Tina Fey and Steve Carell are currently starring on two of NBC's Thursday night comedies, 30 Rock and The Office, respectively. Both shows have won numerous awards and gain lots of press for its stars, yet neither would be called a movie star. Date Night, directed by Shawn Levy (whose films include Just Married (2003), Cheaper by the Dozen (2003) and Night at the Museum (2006) -- none of which I have seen), is the first collaboration for two of television's comedic geniuses. I have loved Tina Fey for a long time and her comedy is brilliant, but her prior films (Mean Girls (2004) and Baby Mama (2008)) have failed to turn her into a film star. Scott Feinberg, an entertainment writer for the L.A. Times, ranked Tina Fey tenth on his list of top ten Saturday Night Live cast members turned movie stars. I did not watch The Office at first because I found Steve Carell tried too hard to be funny. It was not until I saw his understated performance in Little Miss Sunshine (2006) that I began to enjoy him as a comedic actor. The most important factor for Date Night to be a success is the chemistry between the lead actors. Tina Fey and Steve Carell are believable as a boring married couple, but the film's screenplay fails them. Date Night stars out as a fun adventure, but by the third act the film turns into a cliched mess that is becomes a tiring bore.
Phil and Claire Foster (Carell and Fey) are happily married with two kids in New Jersey. Their idea of date night is their weekly date at the local steakhouse followed by a movie. Each is bored by the routine and upon hearing that their friends (Kristen Wiig and Mark Ruffalo) are divorcing they attempt to reignite the romance in their relationship. Phil decides to take Claire to a trendy restaurant in Manhattan and when they are unable to get a table without a reservation they take a reservation from the Tripplehorns, a couple that has failed to show up. During their meal they are approached by two men, Collins and Armstrong(Common and Jimmi Simpson, most known to me from It's Always Sunny in Philadelphia). The men lead the fosters into the alley and question them at gunpoint about the location of a flash drive. Thinking on his feet Phil leads them to a boathouse in Central Park and after an unlikely escape they go to the police station and meet with Detective Arroyo (Taraji P. Henson). At the station they see Collins and Armstrong with police badges and make an escape. Claire takes Phil to see a former client, Holbrooke Grant (Mark Wahlberg), a security expert, in hopes of finding the Tripplehorns. Their search leads to finding Taste and Whippit (James Franco and Mila Kunis) who willingly hand over the flash drive. Date Night then turns into a less than satisfactory comedy that takes Phil and Claire on a car chase and a less than exciting trip to a strip club where the film ends on a too-forced conclusion.

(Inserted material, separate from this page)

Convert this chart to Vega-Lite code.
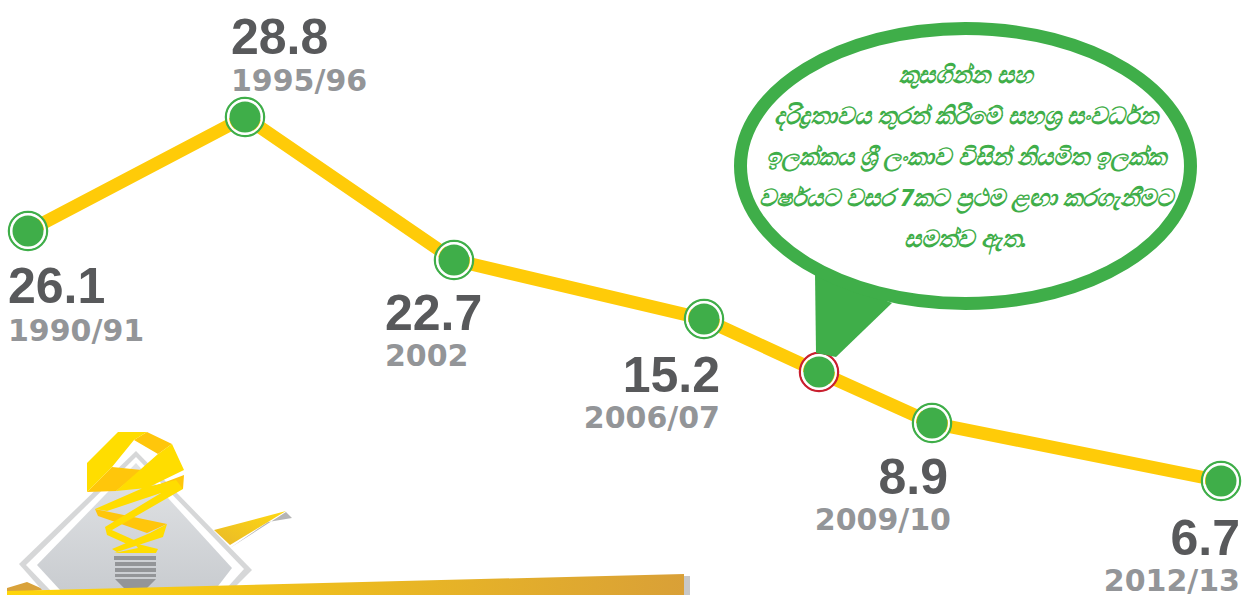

Unfortunately Date Night is not sophisticated enough for the talents of Tina Fey and Steve Carell. It is nice to see him not have to force the comedy, as he sometimes does on The Office, but the writing is too simple and too cliched for these actors. 30 Rock may not be high class humour but it is exceptionally written and timed, thanks to Tina Fey and her team. Date Night would have befitted from Tina Fey's talents. Mean Girls may have seemed like just another teen comedy, but Tina Fey's screenplay made the film witty and satirical. Tina Fey and Steve Carell do have chemistry, though I believe that they did not kiss until the end of the film which turned into an awkward embrace on the lawn. Mark Wahlberg is too old to be eye candy and if this was a decade ago he could have gone an entire film shirtless. Kristin Wiig is too talented a comedian to be used so sparingly as Tina Fey's best friend, and the only other person on Earth who would have been less obvious in that role is Amy Poehler. Unfortunately, the film underused the talents of its actors and with a better screenplay and a more focused plot Date Night would have been a very enjoyable comedy.
My rating: 2.5 stars out of 4.
EDIT As I watch Goodfellas I am reminded that Ray Liotta appears in the film. It has to say something that I could not even remember his role, in the film's dismal third act, because the ending was such a mess!